I ran the algorithm using the code you provided in your question and the code above.

The code in your question: 439 seconds

The Polars code above: 54 seconds

For reference, here is the result of the Polars code (154,833 matches for all search terms):

shape: (154833, 2)
┌─────────────────────────────────────┬───────────────┐
│ value                               ┆ search_item   │
│ ---                                 ┆ ---           │
│ str                                 ┆ str           │
╞═════════════════════════════════════╪═══════════════╡
│ nty]] # [[Cuming County, Nebrask... ┆ Cuming County │
├╌╌╌╌╌╌╌╌╌╌╌╌╌╌╌╌╌╌╌╌╌╌╌╌╌╌╌╌╌╌╌╌╌╌╌╌╌┼╌╌╌╌╌╌╌╌╌╌╌╌╌╌╌┤
│ (East) *[[Cuming County, Nebrask... ┆ Cuming County │
├╌╌╌╌╌╌╌╌╌╌╌╌╌╌╌╌╌╌╌╌╌╌╌╌╌╌╌╌╌╌╌╌╌╌╌╌╌┼╌╌╌╌╌╌╌╌╌╌╌╌╌╌╌┤
│ theast *[[Cuming County, Nebrask... ┆ Cuming County │
├╌╌╌╌╌╌╌╌╌╌╌╌╌╌╌╌╌╌╌╌╌╌╌╌╌╌╌╌╌╌╌╌╌╌╌╌╌┼╌╌╌╌╌╌╌╌╌╌╌╌╌╌╌┤
│ es === *[[Cuming County, Nebrask... ┆ Cuming County │
├╌╌╌╌╌╌╌╌╌╌╌╌╌╌╌╌╌╌╌╌╌╌╌╌╌╌╌╌╌╌╌╌╌╌╌╌╌┼╌╌╌╌╌╌╌╌╌╌╌╌╌╌╌┤
│ ...                                 ┆ ...           │
├╌╌╌╌╌╌╌╌╌╌╌╌╌╌╌╌╌╌╌╌╌╌╌╌╌╌╌╌╌╌╌╌╌╌╌╌╌┼╌╌╌╌╌╌╌╌╌╌╌╌╌╌╌┤
│ [Category:Roseau County, Minneso... ┆ Roseau County │
├╌╌╌╌╌╌╌╌╌╌╌╌╌╌╌╌╌╌╌╌╌╌╌╌╌╌╌╌╌╌╌╌╌╌╌╌╌┼╌╌╌╌╌╌╌╌╌╌╌╌╌╌╌┤
│ ated in [[Roseau County, Minneso... ┆ Roseau County │
├╌╌╌╌╌╌╌╌╌╌╌╌╌╌╌╌╌╌╌╌╌╌╌╌╌╌╌╌╌╌╌╌╌╌╌╌╌┼╌╌╌╌╌╌╌╌╌╌╌╌╌╌╌┤
│ [Category:Roseau County, Minneso... ┆ Roseau County │
├╌╌╌╌╌╌╌╌╌╌╌╌╌╌╌╌╌╌╌╌╌╌╌╌╌╌╌╌╌╌╌╌╌╌╌╌╌┼╌╌╌╌╌╌╌╌╌╌╌╌╌╌╌┤
│ hlighting Roseau County.png</tit... ┆ Roseau County │
└─────────────────────────────────────┴───────────────┘

It's not an apples-to-apples comparison.

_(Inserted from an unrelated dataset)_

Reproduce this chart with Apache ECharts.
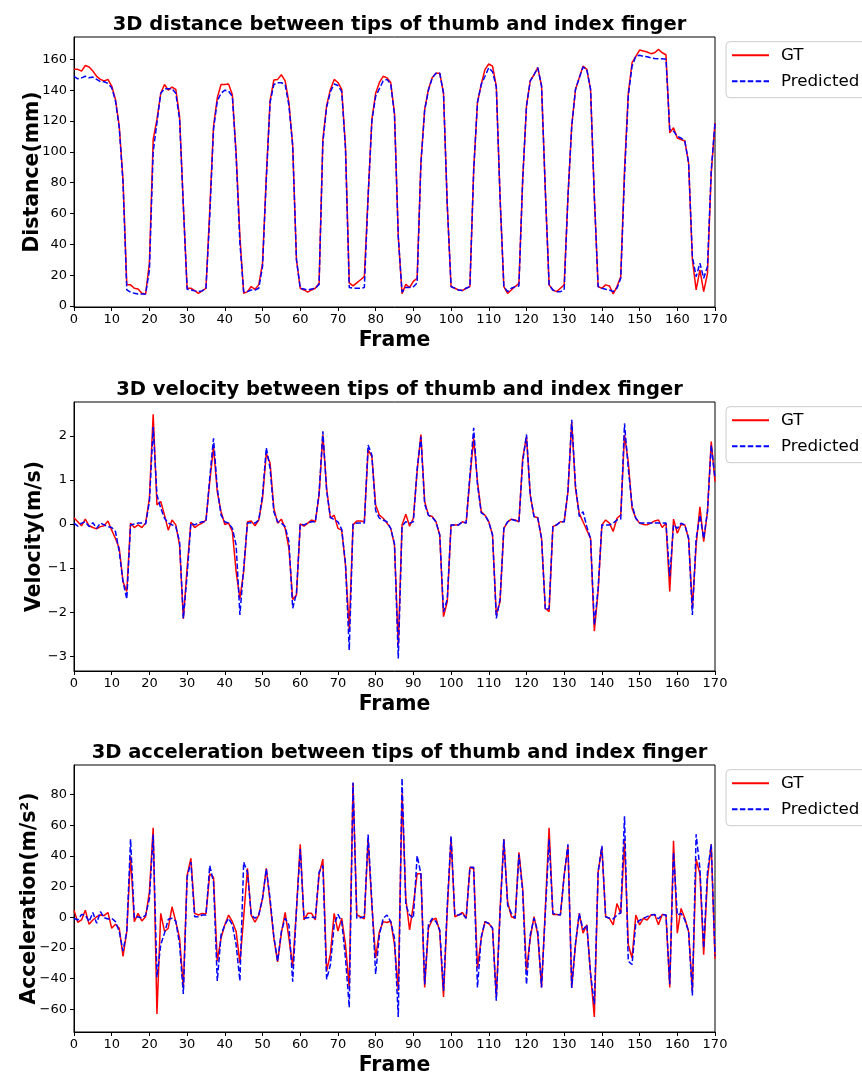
<!DOCTYPE html>
<html><head><meta charset="utf-8">
<script src="https://cdn.jsdelivr.net/npm/echarts@6/dist/echarts.min.js"></script>
<style>html,body{margin:0;padding:0;background:#fff}#c{width:862px;height:1077px}</style>
</head><body><div id="c"></div>
<script>
// ---------- data ----------
const seriesNames = ['GT', 'Predicted'];
const titles = ['3D distance between tips of thumb and index finger',
                '3D velocity between tips of thumb and index finger',
                '3D acceleration between tips of thumb and index finger'];
const yNames = ['Distance(mm)', 'Velocity(m/s)', 'Acceleration(m/s\u00b2)'];
const xName = 'Frame';
const xTicks = [0,10,20,30,40,50,60,70,80,90,100,110,120,130,140,150,160,170];
const distTicks = [0,20,40,60,80,100,120,140,160];
const velTicks = [-3,-2,-1,0,1,2];
const accTicks = [-60,-40,-20,0,20,40,60,80];

const distGT = [
153.5,153.5,152.4,156,155,152.4,149,147,146,147,
142.7,134,116.6,82,13.7,13.7,11.5,11,8.2,7.8,
27.8,108,121,138,143.7,140,142,140.5,123,65,
11.5,11.5,10,8.2,9.8,11.5,62,116.6,135,143.7,
143.7,144,137,99,45,8.2,9.3,12.6,10.8,13.7,
27.8,84,133,146.6,147,150,146,132,104,30,
11.5,10.4,9,10.4,11.5,14.7,108,130,140.5,147,
145,140.5,103.6,15,13,15,17,19,71,121,
138,145,149,148,145,125,45,8,14,12,
16,18,92.8,127.5,140.5,148,151,151,138,65,
12.6,11.5,10.4,10,11.5,12.6,88,132,143.7,153.5,
157,155.6,142.7,70,12.6,8.2,10.4,12.6,14.7,82,
129.6,146,150,154.6,142.7,75,13.7,10.4,9.3,11.5,
13.7,71,116.6,140.5,148,155.6,153.5,140.5,71,12.6,
11.5,13.7,13,7.8,12.6,19,88,138,157.8,162,
166,165.4,164.8,163.7,164.3,166.5,164.3,163,112.3,115.6,
109,108,107,92.8,30,10.4,23.4,9.3,21,86,
118.8];
const distPred = [
149,147.4,148,149,148,148.5,147,145.5,145.5,144.4,
141.6,133,115.6,80,10.4,9,8.2,7.8,7.8,7.8,
23.4,100,119,138,141,141,141,138,121,65,
10.8,10.4,9.8,9.3,9.8,11.5,58,114.5,133,138,
140,139.4,136,97,40.8,9.3,9.3,10.4,10.4,11.5,
25.6,82,132,143.7,144.8,144.8,143.7,130,104,30,
11.5,11,10.4,11,11.5,14,106,129,139,144,
143,139,102,12,11.5,11.5,11.5,12,71,120,
136,141,146,147,144,124,45,9,12,12,
12.5,15,92,127,140,148,151,151,138,65,
12.6,11.5,10.4,10,11.5,12.6,88,132,143.7,149,
154.6,152,142,70,12.6,9.3,11.5,12.6,13,82,
129.6,146,150,154.6,142.7,75,13.7,10.4,9.3,9.3,
10.4,71,116.6,140.5,148,155,153.5,140.5,71,12.6,
11.5,10.8,10.4,9.3,11.5,18,84,136,155.6,162,
162.6,162,161.7,161,160.6,160.4,160.4,160,114.5,113.4,
110,109,107,92.8,32,19,27.8,18,25.6,88,
119];
const velGT = [
0.14,0.05,-0.04,0.11,-0.04,-0.08,-0.11,-0.06,-0.04,0.07,
-0.14,-0.33,-0.55,-1.31,-1.53,0.02,-0.08,-0.02,-0.08,0.02,
0.58,2.49,0.43,0.51,0.2,-0.14,0.09,-0.02,-0.48,-2.15,
-1.0,0.04,-0.08,-0.02,0.02,0.09,0.96,1.75,0.73,0.28,
-0.01,0.02,-0.17,-1.08,-1.69,-1.08,0.05,0.07,-0.04,0.09,
0.58,1.6,1.38,0.36,0.02,0.11,-0.1,-0.55,-1.71,-1.61,
0,-0.05,0.02,0.09,0.05,0.66,2.02,0.81,0.13,0.2,
-0.1,-0.14,-0.93,-2.4,-0.02,0.07,0.07,0.05,1.68,1.53,
0.43,0.2,0.13,0.02,-0.1,-0.48,-2.75,-0.02,0.22,-0.05,
0.13,1.19,2.03,0.51,0.2,0.17,0.05,-0.25,-2.1,-1.76,
-0.02,-0.02,-0.02,0.05,0.02,1.04,1.94,0.96,0.28,0.2,
0.05,-0.25,-2.06,-1.76,-0.1,0.05,0.11,0.09,0.05,1.49,
1.98,0.66,0.17,0.14,-0.33,-1.91,-1.99,-0.06,-0.02,0.05,
0.05,0.73,2.32,0.81,0.24,0.05,-0.14,-0.33,-2.43,-1.53,
-0.02,0.09,0.02,-0.17,0.13,0.2,2.02,1.41,0.36,0.13,
0.02,-0.01,-0.02,0.02,0.07,0.09,-0.08,0.02,-1.53,0.11,
-0.21,-0.01,-0.02,-0.33,-1.91,-0.48,0.39,-0.4,0.28,1.87,
0.96];
const velPred = [
0.02,-0.05,0.02,0.05,-0.06,0.03,-0.1,0.02,-0.02,-0.06,
-0.08,-0.17,-0.63,-1.31,-1.7,-0.02,0,0.02,0.02,0,
0.51,2.2,0.66,0.36,0.13,0.02,-0.02,-0.06,-0.4,-2.14,
-1.16,0.02,-0.02,0.02,0.05,0.05,1.04,1.94,0.81,0.2,
0.05,0.02,-0.1,-0.48,-2.06,-1.0,0.02,0.03,0.02,0.09,
0.66,1.73,1.26,0.28,0.05,0.02,-0.06,-0.4,-1.91,-1.57,
0,-0.02,0.02,0.05,0.05,0.7,2.1,0.75,0.15,0.1,
0.05,-0.12,-0.9,-2.86,0,0.02,0.02,0.02,1.79,1.56,
0.3,0.13,0.09,0.05,-0.1,-0.45,-3.05,-0.05,0.05,0.02,
0.05,1.25,1.98,0.45,0.2,0.15,0.05,-0.25,-1.99,-1.7,
-0.02,-0.02,-0.02,0.05,0.02,1.1,2.18,0.9,0.25,0.2,
0.05,-0.25,-2.14,-1.7,-0.1,0.05,0.1,0.08,0.05,1.41,
2.03,0.66,0.17,0.14,-0.33,-1.95,-1.91,-0.06,-0.02,0.05,
0.05,0.75,2.36,0.88,0.17,0.28,-0.06,-0.33,-2.29,-1.46,
-0.02,-0.02,-0.02,0.02,0.09,0.11,2.28,1.26,0.43,0.13,
0.02,0.02,0.02,0.02,0.02,0.02,0.02,0.02,-1.19,-0.02,
-0.1,0.02,-0.02,-0.33,-2.06,-0.33,0.2,-0.33,0.28,1.79,
1.04];
const accGT = [
4.7,-3.2,-1.7,4.7,-4.5,-1.7,0.4,1.5,1.1,3.2,
-7.1,-4.5,-7.1,-25.4,-9.2,40,-2.8,2.6,-2.4,0.4,
16.6,58.5,-63,2.6,-9.2,-7.1,6.9,-2.8,-13.5,-45.8,
27.3,38.5,2.6,1.5,2.6,2.2,28.4,26.2,-28.6,-13.5,
-4.9,1.5,-2.8,-9.2,-29.7,0,32,1.5,-3.2,1.5,
12.3,32,10,-13.5,-29,-10.3,3.2,-13.5,-32,5,
47.7,-1.7,2.6,2.6,-1.7,28,38,-35,-24,2.6,
-9,-0.6,-17.8,-45.8,87.5,1.5,0.4,-1,51,8,
-26.5,-9.2,-2.8,-3.4,-2.4,-17.8,-48,81,12.3,-8.2,
8,28.4,28.4,-45.8,-7.1,-1.7,-0.6,-9.2,-52,5,
52,0.4,1.5,3.2,-0.6,32.7,31.6,-33,-13.5,-2.8,
-4,-7.1,-52,5,51,10,0.4,-0.6,42.4,18.7,
-35,-13.5,0.4,-11.4,-45.8,5.8,58.5,1.9,1.9,1.5,
27.3,46.7,-45.8,-17.8,2.6,-10.3,-4.9,-37,-65,29.5,
45.6,0.4,-0.6,-4.9,9,2.6,50,-17.8,-26.5,1.5,
-4.9,-0.6,-1.7,1.5,1.9,-4.9,1.9,1.5,-45.8,50,
-10.3,5.8,-0.6,-9.2,-48,38,28.4,-24.3,25,47.7,
-27];
const accPred = [
-0.6,-1.7,1.9,1.5,-2.8,3.2,-3.9,3.7,-0.2,-1.1,
-0.6,-2.8,-9.2,-22,-9.2,51,-0.6,0.4,-0.6,1.5,
12.3,54,-39,-17.8,-10.3,-1.3,-0.6,-2.4,-17.8,-50,
26.2,36,0.4,0.4,1.5,1.5,33.8,23,-41.5,-11.4,
-4.9,-0.6,-4.9,-17.8,-41.5,36,29.5,1.5,-0.6,1.5,
12.3,31.6,12.3,-12.5,-28.6,-9.2,-0.6,-5,-42,5,
44.5,-0.6,-0.2,0.2,-0.4,29.5,33.8,-40.4,-31,-5,
2,-2.8,-26.5,-58.7,88,-0.6,-0.2,0.4,54,10,
-37,-11.4,-0.6,1.5,-2.8,-13.5,-65,90.7,8,1.5,
-0.6,40.2,28.4,-43.7,-4.9,-0.6,-2.8,-8.2,-48,8,
53,1.5,1.5,2.5,-0.6,32.7,32.7,-45.8,-13,-2.8,
-4,-7.1,-54.4,3,51,8,2.6,-0.6,41,16.6,
-43.7,-11.4,-0.6,-9.2,-45.8,3,51,2.6,1.9,1.5,
27.3,47.7,-46,-17,2.6,-8,-4.9,-37,-56.6,29.5,
46.7,0.4,-0.6,-1,1.5,3,66,-28.6,-30.8,-4,
-2,-0.6,0.5,1.5,1.9,-1,1.9,1.5,-43.7,42.4,
1.5,2.6,-1.7,-9.2,-51,54.2,32,-20,29.5,47.7,
-25];

// ---------- layout ----------
const F = 'DejaVu Sans';
const gridTops = [37, 402, 765];
const gridHeights = [270, 269, 270];
const yNameGaps = [31, 29, 34];
const yRanges = [[-0.66, 174.5], [-3.333, 2.766], [-74.8, 99.4]];
const yTicks = [distTicks, velTicks, accTicks];
const pairs = [[distGT, distPred], [velGT, velPred], [accGT, accPred]];
const minus = v => String(v).replace('-', '\u2212');

const option = {
  animation: false,
  backgroundColor: '#fff',
  title: titles.map((t, i) => ({
    text: t, left: 394.5, textAlign: 'center', top: gridTops[i] - 27,
    textStyle: {fontFamily: F, fontSize: 19.5, fontWeight: 'bold', color: '#000'}
  })),
  grid: gridTops.map((t, i) => ({
    left: 74, top: t, width: 641, height: gridHeights[i],
    show: true, borderColor: '#000', borderWidth: 1, backgroundColor: 'transparent'
  })),
  legend: gridTops.map((t, i) => ({
    data: seriesNames, left: 726, top: t + 4.7, orient: 'vertical',
    itemWidth: 37, itemHeight: 12, itemGap: 7, padding: [4, 16, 7, 5],
    borderColor: '#cccccc', borderWidth: 1, borderRadius: 4, backgroundColor: '#fff',
    selectedMode: false,
    itemStyle: {opacity: 0},
    textStyle: {fontFamily: F, fontSize: 16.7, color: '#000', lineHeight: 19, padding: [0, 0, 0, 7]}
  })),
  xAxis: gridTops.map((t, i) => ({
    type: 'value', gridIndex: i, min: 0, max: 170, interval: 10,
    name: xName, nameLocation: 'middle', nameGap: 24, nameMoveOverlap: false,
    nameTextStyle: {fontFamily: F, fontSize: 20.4, fontWeight: 'bold', color: '#000'},
    axisLine: {onZero: false, lineStyle: {color: '#000', width: 1}},
    axisTick: {show: true, length: 4, lineStyle: {color: '#000'}, customValues: xTicks},
    axisLabel: {fontFamily: F, fontSize: 13, color: '#000', margin: 6, customValues: xTicks},
    splitLine: {show: false}
  })),
  yAxis: gridTops.map((t, i) => ({
    type: 'value', gridIndex: i, min: yRanges[i][0], max: yRanges[i][1],
    name: yNames[i], nameLocation: 'middle', nameRotate: 90, nameGap: yNameGaps[i], nameMoveOverlap: false,
    nameTextStyle: {fontFamily: F, fontSize: 20.4, fontWeight: 'bold', color: '#000'},
    axisLine: {show: true, onZero: false, lineStyle: {color: '#000', width: 1}},
    axisTick: {show: true, length: 4, lineStyle: {color: '#000'}, customValues: yTicks[i]},
    axisLabel: {fontFamily: F, fontSize: 13, color: '#000', margin: 7,
                customValues: yTicks[i], formatter: v => minus(v)},
    splitLine: {show: false}
  })),
  series: []
};
pairs.forEach((p, i) => {
  option.series.push({
    name: seriesNames[0], type: 'line', xAxisIndex: i, yAxisIndex: i,
    data: p[0].map((v, k) => [k, v]), symbol: 'none', smooth: false,
    lineStyle: {color: '#ff0000', width: 1.5, type: 'solid'}, itemStyle: {color: '#ff0000'}, z: 2
  });
  option.series.push({
    name: seriesNames[1], type: 'line', xAxisIndex: i, yAxisIndex: i,
    data: p[1].map((v, k) => [k, v]), symbol: 'none', smooth: false,
    lineStyle: {color: '#0000ff', width: 1.5, type: [5.5, 2.4]}, itemStyle: {color: '#0000ff'}, z: 3
  });
});
const chart = echarts.init(document.getElementById('c'), null, {renderer: 'canvas'});
chart.setOption(option);
</script></body></html>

For example, the Polars code above extracts all matches for each regex pattern, versus just the first match.

If nothing else, hopefully this answer provides some idea of the shockingly fast performance that we Polars users enjoy.